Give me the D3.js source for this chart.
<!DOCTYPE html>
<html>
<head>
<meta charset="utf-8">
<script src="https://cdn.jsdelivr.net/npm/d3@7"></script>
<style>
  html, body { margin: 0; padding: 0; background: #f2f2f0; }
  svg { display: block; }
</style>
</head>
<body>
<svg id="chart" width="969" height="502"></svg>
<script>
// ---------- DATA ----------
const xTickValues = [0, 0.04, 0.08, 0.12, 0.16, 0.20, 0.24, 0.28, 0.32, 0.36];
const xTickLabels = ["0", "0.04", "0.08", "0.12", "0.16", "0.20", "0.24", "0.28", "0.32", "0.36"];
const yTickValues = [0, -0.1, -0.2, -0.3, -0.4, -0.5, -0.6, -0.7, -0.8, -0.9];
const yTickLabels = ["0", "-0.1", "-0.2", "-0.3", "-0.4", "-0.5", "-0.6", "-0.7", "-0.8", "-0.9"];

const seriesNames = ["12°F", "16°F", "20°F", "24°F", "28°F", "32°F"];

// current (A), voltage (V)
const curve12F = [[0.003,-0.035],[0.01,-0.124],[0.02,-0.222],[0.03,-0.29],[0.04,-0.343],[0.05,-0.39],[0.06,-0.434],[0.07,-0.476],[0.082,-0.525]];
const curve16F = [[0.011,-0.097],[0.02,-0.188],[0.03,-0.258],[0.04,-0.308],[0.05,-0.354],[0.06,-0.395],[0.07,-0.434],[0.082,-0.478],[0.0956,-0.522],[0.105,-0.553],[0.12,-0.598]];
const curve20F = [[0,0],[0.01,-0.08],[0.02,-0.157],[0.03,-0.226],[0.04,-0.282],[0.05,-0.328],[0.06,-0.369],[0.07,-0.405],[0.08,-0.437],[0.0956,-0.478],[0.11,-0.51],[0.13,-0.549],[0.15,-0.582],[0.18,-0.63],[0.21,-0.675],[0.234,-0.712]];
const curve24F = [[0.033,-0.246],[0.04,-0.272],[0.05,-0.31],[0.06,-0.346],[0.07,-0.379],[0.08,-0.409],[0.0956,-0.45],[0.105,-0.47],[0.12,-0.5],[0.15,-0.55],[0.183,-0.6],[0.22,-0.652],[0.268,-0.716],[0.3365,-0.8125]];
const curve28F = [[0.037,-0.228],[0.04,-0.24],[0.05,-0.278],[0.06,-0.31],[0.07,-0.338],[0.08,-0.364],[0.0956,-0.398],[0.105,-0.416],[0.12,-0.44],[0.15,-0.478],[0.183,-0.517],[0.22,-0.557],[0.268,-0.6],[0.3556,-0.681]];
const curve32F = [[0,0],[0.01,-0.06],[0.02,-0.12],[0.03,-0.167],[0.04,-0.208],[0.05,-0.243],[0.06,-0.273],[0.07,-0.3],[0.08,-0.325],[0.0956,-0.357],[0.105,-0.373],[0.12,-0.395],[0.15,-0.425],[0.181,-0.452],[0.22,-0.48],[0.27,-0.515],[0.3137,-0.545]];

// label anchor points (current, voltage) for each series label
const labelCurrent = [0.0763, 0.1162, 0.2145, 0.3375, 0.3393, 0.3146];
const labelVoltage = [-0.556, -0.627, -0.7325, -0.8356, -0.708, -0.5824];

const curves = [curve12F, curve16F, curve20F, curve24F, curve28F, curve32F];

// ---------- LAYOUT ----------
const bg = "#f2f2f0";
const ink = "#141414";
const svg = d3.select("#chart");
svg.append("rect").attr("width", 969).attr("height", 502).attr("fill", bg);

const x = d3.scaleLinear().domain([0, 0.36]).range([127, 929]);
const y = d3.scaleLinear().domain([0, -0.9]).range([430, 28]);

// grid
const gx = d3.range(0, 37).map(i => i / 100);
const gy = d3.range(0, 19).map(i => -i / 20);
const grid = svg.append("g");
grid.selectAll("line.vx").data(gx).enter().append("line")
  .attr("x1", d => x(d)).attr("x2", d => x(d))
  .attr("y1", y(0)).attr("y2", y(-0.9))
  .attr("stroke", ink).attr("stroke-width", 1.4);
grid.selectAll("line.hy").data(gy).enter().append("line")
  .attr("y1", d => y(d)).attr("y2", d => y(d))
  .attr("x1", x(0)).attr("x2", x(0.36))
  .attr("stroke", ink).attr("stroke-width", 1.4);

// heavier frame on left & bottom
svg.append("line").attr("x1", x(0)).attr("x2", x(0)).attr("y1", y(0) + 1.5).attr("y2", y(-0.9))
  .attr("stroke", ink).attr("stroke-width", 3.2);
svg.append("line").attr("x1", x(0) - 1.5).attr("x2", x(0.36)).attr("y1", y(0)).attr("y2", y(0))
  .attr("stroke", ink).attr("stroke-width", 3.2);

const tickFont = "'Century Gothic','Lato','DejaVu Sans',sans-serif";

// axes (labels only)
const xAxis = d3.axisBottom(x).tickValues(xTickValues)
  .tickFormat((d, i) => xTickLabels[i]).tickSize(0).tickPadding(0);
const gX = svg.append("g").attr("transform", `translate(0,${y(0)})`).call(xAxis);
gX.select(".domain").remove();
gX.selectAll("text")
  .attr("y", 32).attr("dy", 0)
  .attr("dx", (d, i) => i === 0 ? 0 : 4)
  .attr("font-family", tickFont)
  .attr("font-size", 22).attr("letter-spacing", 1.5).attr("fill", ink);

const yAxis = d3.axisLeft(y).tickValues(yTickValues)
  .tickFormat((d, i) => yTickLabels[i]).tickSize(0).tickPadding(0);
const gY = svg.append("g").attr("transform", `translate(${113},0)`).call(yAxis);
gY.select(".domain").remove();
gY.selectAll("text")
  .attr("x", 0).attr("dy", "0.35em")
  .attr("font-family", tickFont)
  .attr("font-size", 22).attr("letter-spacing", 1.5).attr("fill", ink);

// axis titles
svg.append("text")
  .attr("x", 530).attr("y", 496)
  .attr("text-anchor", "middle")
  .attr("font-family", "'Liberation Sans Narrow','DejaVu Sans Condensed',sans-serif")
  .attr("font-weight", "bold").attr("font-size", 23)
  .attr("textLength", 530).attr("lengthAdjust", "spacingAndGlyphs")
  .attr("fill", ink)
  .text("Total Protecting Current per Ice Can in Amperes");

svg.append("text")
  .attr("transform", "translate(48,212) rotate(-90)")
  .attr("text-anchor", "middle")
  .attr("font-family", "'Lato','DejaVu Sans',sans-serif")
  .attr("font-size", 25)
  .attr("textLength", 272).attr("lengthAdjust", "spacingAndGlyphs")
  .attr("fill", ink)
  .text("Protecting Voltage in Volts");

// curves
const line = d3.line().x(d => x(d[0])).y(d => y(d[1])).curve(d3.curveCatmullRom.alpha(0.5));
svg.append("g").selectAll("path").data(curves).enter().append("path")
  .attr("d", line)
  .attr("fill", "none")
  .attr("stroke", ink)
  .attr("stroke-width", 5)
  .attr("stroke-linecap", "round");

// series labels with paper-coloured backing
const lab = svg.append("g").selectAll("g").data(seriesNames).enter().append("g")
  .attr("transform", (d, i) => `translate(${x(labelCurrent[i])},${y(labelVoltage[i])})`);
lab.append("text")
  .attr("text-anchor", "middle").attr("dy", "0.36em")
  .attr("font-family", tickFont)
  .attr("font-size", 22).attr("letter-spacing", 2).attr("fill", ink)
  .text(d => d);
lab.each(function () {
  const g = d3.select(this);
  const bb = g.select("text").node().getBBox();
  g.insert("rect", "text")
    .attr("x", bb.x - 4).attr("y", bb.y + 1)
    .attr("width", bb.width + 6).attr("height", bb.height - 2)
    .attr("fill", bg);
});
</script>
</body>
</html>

++++++++++

**Stated task:**
Emit the full listing verbatim.

**Exercise result:**
Give me the D3.js source for this chart.
<!DOCTYPE html>
<html>
<head>
<meta charset="utf-8">
<script src="https://cdn.jsdelivr.net/npm/d3@7"></script>
<style>
  html, body { margin: 0; padding: 0; background: #f2f2f0; }
  svg { display: block; }
</style>
</head>
<body>
<svg id="chart" width="969" height="502"></svg>
<script>
// ---------- DATA ----------
const xTickValues = [0, 0.04, 0.08, 0.12, 0.16, 0.20, 0.24, 0.28, 0.32, 0.36];
const xTickLabels = ["0", "0.04", "0.08", "0.12", "0.16", "0.20", "0.24", "0.28", "0.32", "0.36"];
const yTickValues = [0, -0.1, -0.2, -0.3, -0.4, -0.5, -0.6, -0.7, -0.8, -0.9];
const yTickLabels = ["0", "-0.1", "-0.2", "-0.3", "-0.4", "-0.5", "-0.6", "-0.7", "-0.8", "-0.9"];

const seriesNames = ["12°F", "16°F", "20°F", "24°F", "28°F", "32°F"];

// current (A), voltage (V)
const curve12F = [[0.003,-0.035],[0.01,-0.124],[0.02,-0.222],[0.03,-0.29],[0.04,-0.343],[0.05,-0.39],[0.06,-0.434],[0.07,-0.476],[0.082,-0.525]];
const curve16F = [[0.011,-0.097],[0.02,-0.188],[0.03,-0.258],[0.04,-0.308],[0.05,-0.354],[0.06,-0.395],[0.07,-0.434],[0.082,-0.478],[0.0956,-0.522],[0.105,-0.553],[0.12,-0.598]];
const curve20F = [[0,0],[0.01,-0.08],[0.02,-0.157],[0.03,-0.226],[0.04,-0.282],[0.05,-0.328],[0.06,-0.369],[0.07,-0.405],[0.08,-0.437],[0.0956,-0.478],[0.11,-0.51],[0.13,-0.549],[0.15,-0.582],[0.18,-0.63],[0.21,-0.675],[0.234,-0.712]];
const curve24F = [[0.033,-0.246],[0.04,-0.272],[0.05,-0.31],[0.06,-0.346],[0.07,-0.379],[0.08,-0.409],[0.0956,-0.45],[0.105,-0.47],[0.12,-0.5],[0.15,-0.55],[0.183,-0.6],[0.22,-0.652],[0.268,-0.716],[0.3365,-0.8125]];
const curve28F = [[0.037,-0.228],[0.04,-0.24],[0.05,-0.278],[0.06,-0.31],[0.07,-0.338],[0.08,-0.364],[0.0956,-0.398],[0.105,-0.416],[0.12,-0.44],[0.15,-0.478],[0.183,-0.517],[0.22,-0.557],[0.268,-0.6],[0.3556,-0.681]];
const curve32F = [[0,0],[0.01,-0.06],[0.02,-0.12],[0.03,-0.167],[0.04,-0.208],[0.05,-0.243],[0.06,-0.273],[0.07,-0.3],[0.08,-0.325],[0.0956,-0.357],[0.105,-0.373],[0.12,-0.395],[0.15,-0.425],[0.181,-0.452],[0.22,-0.48],[0.27,-0.515],[0.3137,-0.545]];

// label anchor points (current, voltage) for each series label
const labelCurrent = [0.0763, 0.1162, 0.2145, 0.3375, 0.3393, 0.3146];
const labelVoltage = [-0.556, -0.627, -0.7325, -0.8356, -0.708, -0.5824];

const curves = [curve12F, curve16F, curve20F, curve24F, curve28F, curve32F];

// ---------- LAYOUT ----------
const bg = "#f2f2f0";
const ink = "#141414";
const svg = d3.select("#chart");
svg.append("rect").attr("width", 969).attr("height", 502).attr("fill", bg);

const x = d3.scaleLinear().domain([0, 0.36]).range([127, 929]);
const y = d3.scaleLinear().domain([0, -0.9]).range([430, 28]);

// grid
const gx = d3.range(0, 37).map(i => i / 100);
const gy = d3.range(0, 19).map(i => -i / 20);
const grid = svg.append("g");
grid.selectAll("line.vx").data(gx).enter().append("line")
  .attr("x1", d => x(d)).attr("x2", d => x(d))
  .attr("y1", y(0)).attr("y2", y(-0.9))
  .attr("stroke", ink).attr("stroke-width", 1.4);
grid.selectAll("line.hy").data(gy).enter().append("line")
  .attr("y1", d => y(d)).attr("y2", d => y(d))
  .attr("x1", x(0)).attr("x2", x(0.36))
  .attr("stroke", ink).attr("stroke-width", 1.4);

// heavier frame on left & bottom
svg.append("line").attr("x1", x(0)).attr("x2", x(0)).attr("y1", y(0) + 1.5).attr("y2", y(-0.9))
  .attr("stroke", ink).attr("stroke-width", 3.2);
svg.append("line").attr("x1", x(0) - 1.5).attr("x2", x(0.36)).attr("y1", y(0)).attr("y2", y(0))
  .attr("stroke", ink).attr("stroke-width", 3.2);

const tickFont = "'Century Gothic','Lato','DejaVu Sans',sans-serif";

// axes (labels only)
const xAxis = d3.axisBottom(x).tickValues(xTickValues)
  .tickFormat((d, i) => xTickLabels[i]).tickSize(0).tickPadding(0);
const gX = svg.append("g").attr("transform", `translate(0,${y(0)})`).call(xAxis);
gX.select(".domain").remove();
gX.selectAll("text")
  .attr("y", 32).attr("dy", 0)
  .attr("dx", (d, i) => i === 0 ? 0 : 4)
  .attr("font-family", tickFont)
  .attr("font-size", 22).attr("letter-spacing", 1.5).attr("fill", ink);

const yAxis = d3.axisLeft(y).tickValues(yTickValues)
  .tickFormat((d, i) => yTickLabels[i]).tickSize(0).tickPadding(0);
const gY = svg.append("g").attr("transform", `translate(${113},0)`).call(yAxis);
gY.select(".domain").remove();
gY.selectAll("text")
  .attr("x", 0).attr("dy", "0.35em")
  .attr("font-family", tickFont)
  .attr("font-size", 22).attr("letter-spacing", 1.5).attr("fill", ink);

// axis titles
svg.append("text")
  .attr("x", 530).attr("y", 496)
  .attr("text-anchor", "middle")
  .attr("font-family", "'Liberation Sans Narrow','DejaVu Sans Condensed',sans-serif")
  .attr("font-weight", "bold").attr("font-size", 23)
  .attr("textLength", 530).attr("lengthAdjust", "spacingAndGlyphs")
  .attr("fill", ink)
  .text("Total Protecting Current per Ice Can in Amperes");

svg.append("text")
  .attr("transform", "translate(48,212) rotate(-90)")
  .attr("text-anchor", "middle")
  .attr("font-family", "'Lato','DejaVu Sans',sans-serif")
  .attr("font-size", 25)
  .attr("textLength", 272).attr("lengthAdjust", "spacingAndGlyphs")
  .attr("fill", ink)
  .text("Protecting Voltage in Volts");

// curves
const line = d3.line().x(d => x(d[0])).y(d => y(d[1])).curve(d3.curveCatmullRom.alpha(0.5));
svg.append("g").selectAll("path").data(curves).enter().append("path")
  .attr("d", line)
  .attr("fill", "none")
  .attr("stroke", ink)
  .attr("stroke-width", 5)
  .attr("stroke-linecap", "round");

// series labels with paper-coloured backing
const lab = svg.append("g").selectAll("g").data(seriesNames).enter().append("g")
  .attr("transform", (d, i) => `translate(${x(labelCurrent[i])},${y(labelVoltage[i])})`);
lab.append("text")
  .attr("text-anchor", "middle").attr("dy", "0.36em")
  .attr("font-family", tickFont)
  .attr("font-size", 22).attr("letter-spacing", 2).attr("fill", ink)
  .text(d => d);
lab.each(function () {
  const g = d3.select(this);
  const bb = g.select("text").node().getBBox();
  g.insert("rect", "text")
    .attr("x", bb.x - 4).attr("y", bb.y + 1)
    .attr("width", bb.width + 6).attr("height", bb.height - 2)
    .attr("fill", bg);
});
</script>
</body>
</html>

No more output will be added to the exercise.